The Avenue
Washington, DC
Reston is a community 15 miles from Washington, DC, first planned in 1964. In 1990, Sasaki provided landscape architecture for the first phase of Reston Town Center in association with RTKL. The center set the standard for pedestrian-oriented town centers at the heart of many new communities that followed in the United States. Subsequently, Sasaki provided planning and landscape architecture for additional phases of development which continue to today. The challenge with the work has been to make a flexible plan for a new urban environment that creates value and evolves over time, accommodating higher densities and an increasingly mixed-use program. Sasaki’s focus on place-making in the design of the urban landscape and in the master plans for subsequent phases creates a uniquely desirable place that now serves as the downtown for Northern Virginia. Reston’s unequivocal success illustrates the value that can be created in a high-density, mixed-use, and distinctly urban environment. Retail, office, hotel, and restaurant space lease at a rate 20% higher than the same Class A uses in other nearby areas. Residential towers were marketed at a premium of 25% per square foot and were 90% occupied within 11 months of completion.

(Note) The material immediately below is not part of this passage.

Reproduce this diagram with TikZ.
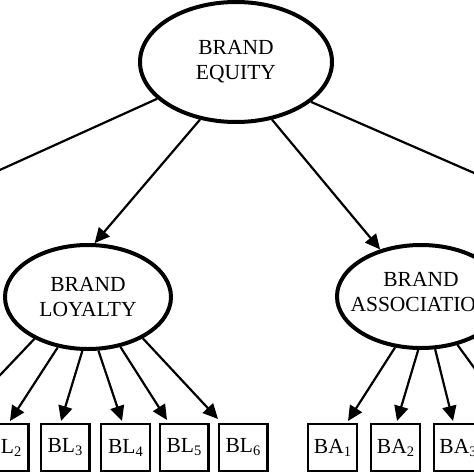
\documentclass[tikz,border=0pt]{standalone}
\usepackage{fontspec}
\setmainfont{Liberation Serif}
\usetikzlibrary{arrows.meta,shapes.geometric}
\newcommand{\subidx}[1]{\raisebox{-3pt}{\fontsize{14.5}{14.5}\selectfont #1}}
\begin{document}
\begin{tikzpicture}[x=1pt,y=-1pt,
  latent/.style={ellipse,draw,line width=4pt,inner sep=0pt},
  lattext/.style={align=center,inner sep=0pt,font=\fontsize{21.5}{25}\selectfont},
  indicator/.style={draw,line width=2.4pt,minimum width=48.6pt,minimum height=46.6pt,inner sep=0pt,font=\fontsize{21.5}{25}\selectfont},
  arr/.style={line width=2.2pt,-{Triangle[length=15pt,width=14pt]}},
  link/.style={line width=2.2pt}]
\useasboundingbox (0,0) rectangle (474,474);
% latent variables
\node[latent,minimum width=192pt,minimum height=120pt] (be) at (236,62) {};
\node[lattext] (betext) at (236,62) {BRAND\\EQUITY};
\node[latent,minimum width=166pt,minimum height=104pt] (ly) at (88,297) {};
\node[lattext] (lytext) at (88,297) {BRAND\\LOYALTY};
\node[latent,minimum width=168pt,minimum height=103pt] (as) at (421,296.5) {};
\node[lattext] (astext) at (421,292) {BRAND\\ASSOCIATION};
% indicators
\node[indicator] (bl1) at (-55.5,447.5) {BL\subidx{1}};
\node[indicator] (bl2) at (4,447.5) {BL\subidx{2}};
\node[indicator] (bl3) at (65,447.5) {BL\subidx{3}};
\node[indicator] (bl4) at (125.5,447.5) {BL\subidx{4}};
\node[indicator] (bl5) at (184,447.5) {BL\subidx{5}};
\node[indicator] (bl6) at (243,447.5) {BL\subidx{6}};
\node[indicator] (ba1) at (332.5,447.5) {BA\subidx{1}};
\node[indicator] (ba2) at (395.5,447.5) {BA\subidx{2}};
\node[indicator] (ba3) at (458,447.5) {BA\subidx{3}};
\node[indicator] (ba4) at (521,447.5) {BA\subidx{4}};
% off-canvas ends
\coordinate (offL) at (-40,188);
\coordinate (offR) at (520,193);
% connectors from brand equity
\draw[link] (be.205.1) -- (offL);
\draw[link] (be.332.5) -- (offR);
\draw[arr] (be.238.3) -- (ly.83);
\draw[arr] (be.302.8) -- (as.131);
% loyalty indicators
\draw[arr] (ly.218.8) -- ([xshift=12pt,yshift=2pt]bl1.north);
\draw[arr] (ly.239.5) -- ([xshift=6pt,yshift=2pt]bl2.north);
\draw[arr] (ly.264.6) -- ([xshift=-4pt,yshift=2pt]bl3.north);
\draw[arr] (ly.281.7) -- ([xshift=-3.5pt,yshift=2pt]bl4.north);
\draw[arr] (ly.303.7) -- ([xshift=-17pt,yshift=3pt]bl5.north);
\draw[arr] (ly.323.9) -- ([xshift=-25pt,yshift=4pt]bl6.north);
% association indicators
\draw[arr] (as.243.6) -- ([xshift=15.5pt,yshift=2pt]ba1.north);
\draw[arr] (as.267.8) -- ([xshift=1.5pt,yshift=2pt]ba2.north);
\draw[arr] (as.285.9) -- ([xshift=-5pt,yshift=2pt]ba3.north);
\draw[arr] (as.307.7) -- ([xshift=-8pt,yshift=2pt]ba4.north);
\end{tikzpicture}
\end{document}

The central organizing element for the town center is Market Street. Eight blocks of cars, parallel parking, sidewalks, and street trees offers the scale, density, and a variety of uses consistent with that of a major American city. The public domain is further defined by a sequence of open spaces, each of distinctly different design, which are located at two-block intervals along Market Street. These spaces include Fountain Square, which is the urban center and focus of community events, as well as less formal green parks that serve the surrounding residential uses. Fountain Square is the focus for civic events, making Reston Town Center the symbolic heart of Reston and surrounding communities. The walkable design of the town center has succeeded in reducing automobile trips by nearly 30% as compared to other suburban sites.
The program for the Reston Town Center includes over 300,000 square feet of retail and restaurants, a cinema, convention hotel, over two million square feet of offices, and over 1,500 units of high density residential. There is one block remaining to be developed to complete the 85-acre core area of the town center. With a Washington-area metro transit stop under construction within walking distance of the core, Sasaki has developed plans to transform adjacent, older suburban sites into mixed-use transit-oriented developments.
Reston is now home to nearly 100,000 residents, 3,500 businesses, and 50,000 employees. Reston Town Center is firmly established as a premier address in the region for office as well as residential uses. As a walkable, energized core, it is a model for future communities.